Uma delegação da Ajuda à Igreja que Sofre visitou a China em Setembro deste ano. Os representantes da instituição constataram, uma vez mais, as dificuldades que marcam o quotidiano das irmãs e irmãos católicos chineses. O sofrimento dos fiéis da “Igreja do Silêncio” chinesa surge retratado nos seus testemunhos, dados sob nomes fictícios por motivos de segurança.
“Hna Zong” trabalha num orfanato católico numa diocese a norte de Pequim. A jovem, tal como a maioria das religiosas nesta diocese a norte de Pequim, é filha única e provem de uma família de camponeses. “Quando disse aos meus pais que queria dedicar-me à vida consagrada, a sua primeira reacção não foi entusiástica porque contavam comigo para o trabalho no campo”, afirma Hna Zong.
Neste orfanato, situado no coração da zona rural chinesa, as religiosas recebem bebés e crianças – especialmente as que são portadoras de deficiências – que são deixadas pelas mães à porta desta instituição católica. Devido à política do filho único e ao diagnóstico pré-natal, a opção é, em muitos casos, o aborto ou o abandono das crianças. Os casais com um segundo filho arriscam uma multa que ascende a um salário médio de 6 meses, uma quantia que duplica por cada filho adicional. No entanto, segundo a religiosa, “os controlos de natalidade oficiais são menos frequentes no campo do que nos centros urbanos e já não são tão raras as famílias com três filhos”.
As religiosas salvam assim numerosas vidas que, de outra forma, teriam desaparecido. O Governo tolera a existência destas instituições católicas, que acabam por colmatar a inexistência de um sistema de assistência social eficaz. No entanto, as autoridades exercem uma vigilância apertada para garantir que estas organizações se limitam à assistência e ao acolhimento de pessoas. É proibido qualquer tipo de divulgação religiosa.
“Aqui os meninos são felizes, o que não acontece nas instituições estatais. Nesses estabelecimentos as condições de vida são espantosas”, refere a Irmã “Yang” que também trabalha no orfanato. “A China moderna é um país de jovens.

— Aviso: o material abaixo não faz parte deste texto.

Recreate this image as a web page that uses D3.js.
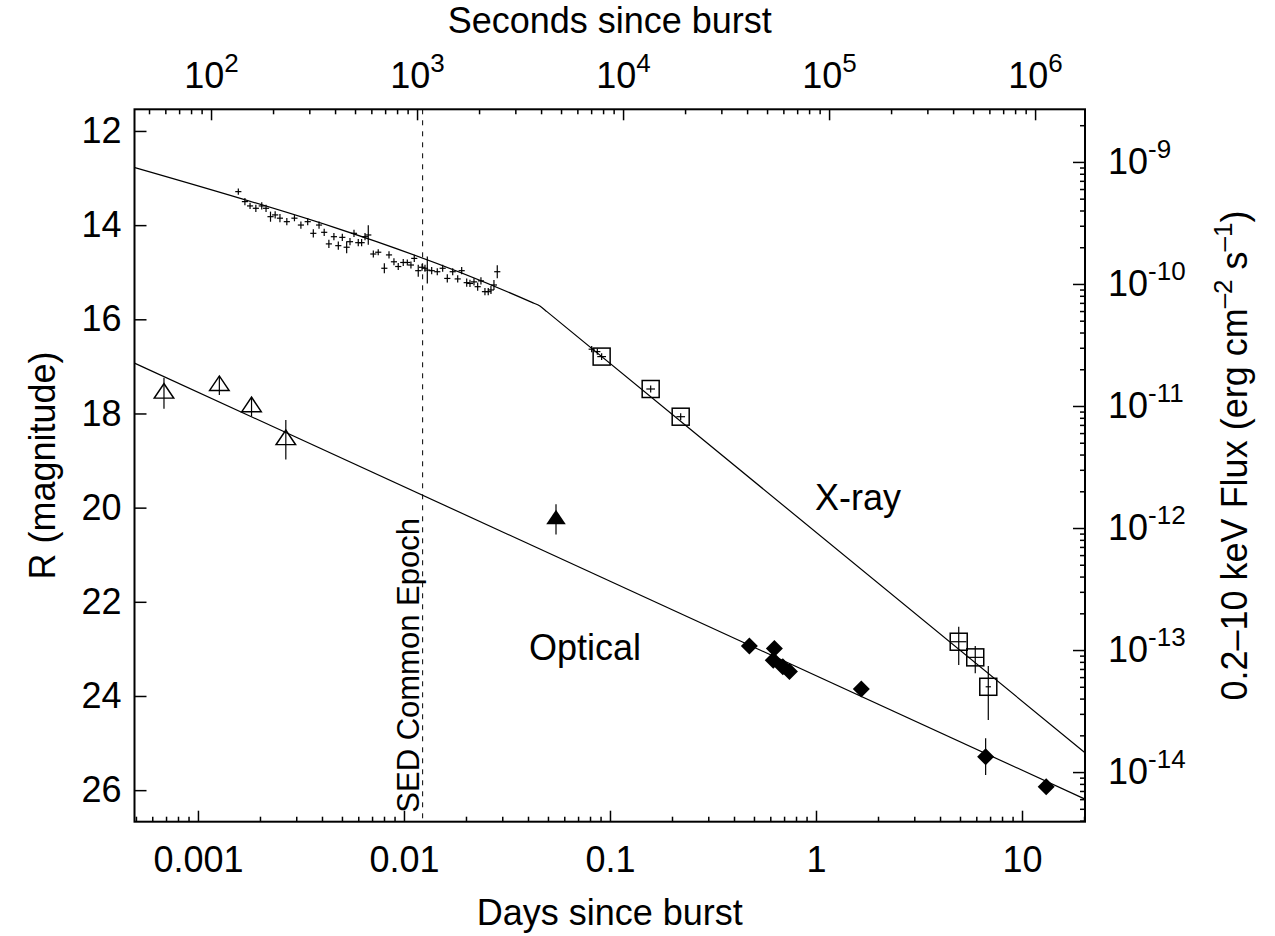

Os idosos, os deficientes e os doentes não têm lugar na sociedade”, explica a irmã Zong.
Em Wanxian, o Convento de Sichuan foi reconstruído nas escarpas do rio Yangtzé – onde os chineses construíram a maior barragem do mundo – mas o edifício continua sob o risco de derrocada devido aos movimentos de terras. A Irmã “Liu” gostaria de levar uma vida religiosa “mais recolhida”, mas as grandes obras em curso na região exigem uma grande flexibilidade às religiosas de Sichuan. Aos 25 anos não se sente integrada numa sociedade onde a condição feminina não melhorou após a revolução cultural. Confinadas a trabalhos pouco gratificantes, as mulheres trabalham mais horas que os homens e recebem em média um salário quatro vezes inferior. Liu gostaria de conhecer outras religiosas no resto do mundo.
Um intelectual de Pequim explicou à Ajuda à Igreja que Sofre que na China “existe, de um modo geral, uma visão tradicional do Catolicismo: funcional, ligada à obediência e ao trabalho. Os avanços do Concílio Vaticano II vão chegando pouco a pouco”. Para mudar esta visão seria fundamental haver intercâmbios espirituais com o estrangeiro, mas sair do país não é fácil para as religiosas chinesas.
A senhora “Hong” tem 65 anos e há muito tempo que se dedica ao voluntariado, dirigindo um grupo de catequese. No pulso tem um relógio decorado com uma estrela vermelha. Em conversa diz-nos que trabalhou como engenheira para o Governo: “Queria ser católica, mas isso é proibido quando se trabalha para o Estado. Portanto, quando me reformei, baptizei-me e depois consagrei-me de corpo e alma à Igreja”. Deseja, com todas as suas forças que o Senhor perdoe o que fez quando era funcionária estatal e destina grande parte da sua pensão de reforma ao episcopado.
Apesar de fazer parte de uma diocese “oficial” (registada junto das autoridades chinesas) o Padre “Zhang” sabe que o Estado vigia todas as actividades dos sacerdotes e que, por vezes, são presos religiosos e voluntários “demasiado comprometidos” que são libertados algum tempo depois.
Com uma grande necessidade de religiosas e voluntários, a Igreja da China necessitaria de uma base mais sólida do que a que desfruta na actualidade. É imenso o trabalho dos católicos, sejam eles “oficiais” ou “clandestinos”. Como mostram os testemunhos dos católicos chineses, a pressão exercida pelo Governo afecta a todos.